Write out the full listing exactly as given, minus the images.

%%

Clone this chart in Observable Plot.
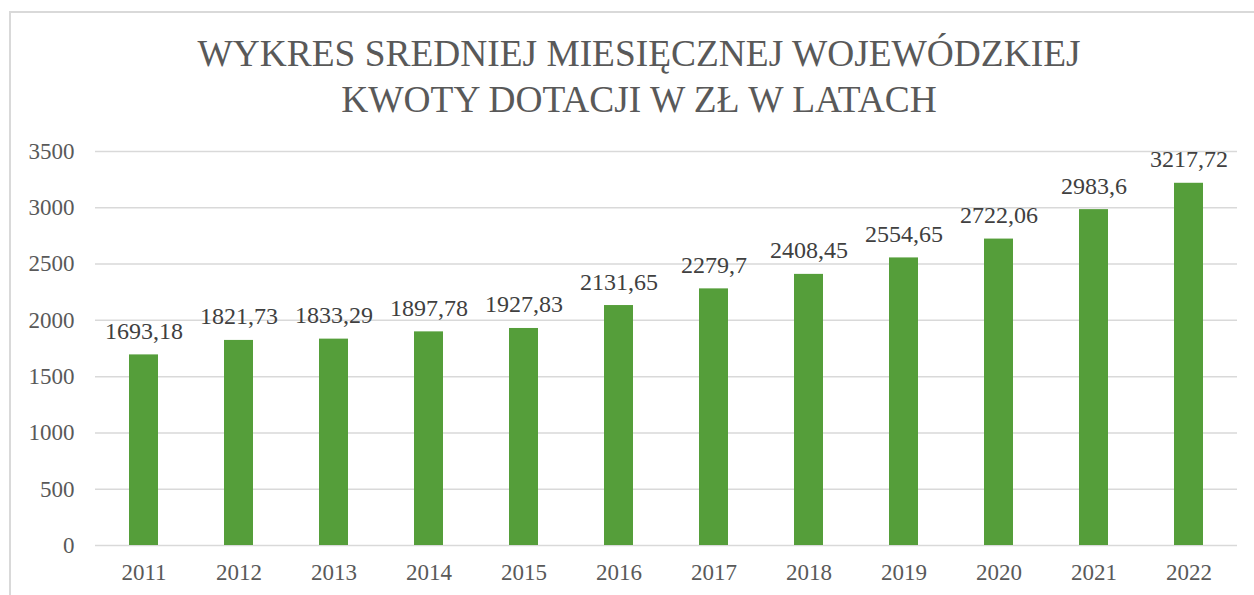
<!DOCTYPE html>
<html>
<head>
<meta charset="utf-8">
<script src="https://cdn.jsdelivr.net/npm/d3@7"></script>
<script src="https://cdn.jsdelivr.net/npm/@observablehq/plot@0.6"></script>
<style>
  html, body { margin: 0; padding: 0; background: #fff; width: 1254px; height: 595px; overflow: hidden; }
  #wrap { position: relative; width: 1254px; height: 595px; }
  #frame { position: absolute; left: 9px; top: 11px; width: 1300px; height: 700px; border-left: 2px solid #d9d9d9; border-top: 2px solid #d9d9d9; box-sizing: border-box; }
  #title { position: absolute; left: 0; top: 31px; width: 1278px; text-align: center; font-family: "Liberation Serif", "Times New Roman", serif; font-size: 37.4px; line-height: 46px; color: #595959; }
  #chart { position: absolute; left: 0; top: 130px; }
</style>
</head>
<body>
<div id="wrap">
  <div id="frame"></div>
  <div id="title">WYKRES SREDNIEJ MIESIĘCZNEJ WOJEWÓDZKIEJ<br>KWOTY DOTACJI W ZŁ W LATACH</div>
  <div id="chart"></div>
</div>
<script>
const years = ["2011","2012","2013","2014","2015","2016","2017","2018","2019","2020","2021","2022"];
const values = [1693.18, 1821.73, 1833.29, 1897.78, 1927.83, 2131.65, 2279.7, 2408.45, 2554.65, 2722.06, 2983.6, 3217.72];
const yTicks = [0, 500, 1000, 1500, 2000, 2500, 3000, 3500];

const data = years.map((y, i) => ({year: y, value: values[i], label: String(values[i]).replace(".", ",")}));

const serif = "'Liberation Serif', 'Times New Roman', serif";

const chart = Plot.plot({
  width: 1254,
  height: 465,
  marginLeft: 95,
  marginRight: 17,
  marginTop: 21,
  marginBottom: 50,
  style: { fontFamily: serif, background: "transparent" },
  x: { domain: years, paddingInner: 0.69, paddingOuter: 0.345, label: null },
  y: { domain: [0, 3500], label: null },
  marks: [
    Plot.ruleY(yTicks, { stroke: "#d9d9d9", strokeWidth: 1.5 }),
    Plot.barY(data, { x: "year", y: "value", fill: "#559e3a" }),
    Plot.text(data, { x: "year", y: "value", text: "label", lineAnchor: "bottom", dy: -16, fontSize: 24, fill: "#404040", fontFamily: serif }),
    Plot.axisY({ ticks: yTicks, tickFormat: d => String(d), tickSize: 0, tickPadding: 21, fontSize: 23, color: "#595959", label: null }),
    Plot.axisX({ tickSize: 0, tickPadding: 18, fontSize: 23, color: "#595959", label: null })
  ]
});
document.getElementById("chart").appendChild(chart);
</script>
</body>
</html>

%%

**Answer to this problem:**
Clone this chart in Observable Plot.
<!DOCTYPE html>
<html>
<head>
<meta charset="utf-8">
<script src="https://cdn.jsdelivr.net/npm/d3@7"></script>
<script src="https://cdn.jsdelivr.net/npm/@observablehq/plot@0.6"></script>
<style>
  html, body { margin: 0; padding: 0; background: #fff; width: 1254px; height: 595px; overflow: hidden; }
  #wrap { position: relative; width: 1254px; height: 595px; }
  #frame { position: absolute; left: 9px; top: 11px; width: 1300px; height: 700px; border-left: 2px solid #d9d9d9; border-top: 2px solid #d9d9d9; box-sizing: border-box; }
  #title { position: absolute; left: 0; top: 31px; width: 1278px; text-align: center; font-family: "Liberation Serif", "Times New Roman", serif; font-size: 37.4px; line-height: 46px; color: #595959; }
  #chart { position: absolute; left: 0; top: 130px; }
</style>
</head>
<body>
<div id="wrap">
  <div id="frame"></div>
  <div id="title">WYKRES SREDNIEJ MIESIĘCZNEJ WOJEWÓDZKIEJ<br>KWOTY DOTACJI W ZŁ W LATACH</div>
  <div id="chart"></div>
</div>
<script>
const years = ["2011","2012","2013","2014","2015","2016","2017","2018","2019","2020","2021","2022"];
const values = [1693.18, 1821.73, 1833.29, 1897.78, 1927.83, 2131.65, 2279.7, 2408.45, 2554.65, 2722.06, 2983.6, 3217.72];
const yTicks = [0, 500, 1000, 1500, 2000, 2500, 3000, 3500];

const data = years.map((y, i) => ({year: y, value: values[i], label: String(values[i]).replace(".", ",")}));

const serif = "'Liberation Serif', 'Times New Roman', serif";

const chart = Plot.plot({
  width: 1254,
  height: 465,
  marginLeft: 95,
  marginRight: 17,
  marginTop: 21,
  marginBottom: 50,
  style: { fontFamily: serif, background: "transparent" },
  x: { domain: years, paddingInner: 0.69, paddingOuter: 0.345, label: null },
  y: { domain: [0, 3500], label: null },
  marks: [
    Plot.ruleY(yTicks, { stroke: "#d9d9d9", strokeWidth: 1.5 }),
    Plot.barY(data, { x: "year", y: "value", fill: "#559e3a" }),
    Plot.text(data, { x: "year", y: "value", text: "label", lineAnchor: "bottom", dy: -16, fontSize: 24, fill: "#404040", fontFamily: serif }),
    Plot.axisY({ ticks: yTicks, tickFormat: d => String(d), tickSize: 0, tickPadding: 21, fontSize: 23, color: "#595959", label: null }),
    Plot.axisX({ tickSize: 0, tickPadding: 18, fontSize: 23, color: "#595959", label: null })
  ]
});
document.getElementById("chart").appendChild(chart);
</script>
</body>
</html>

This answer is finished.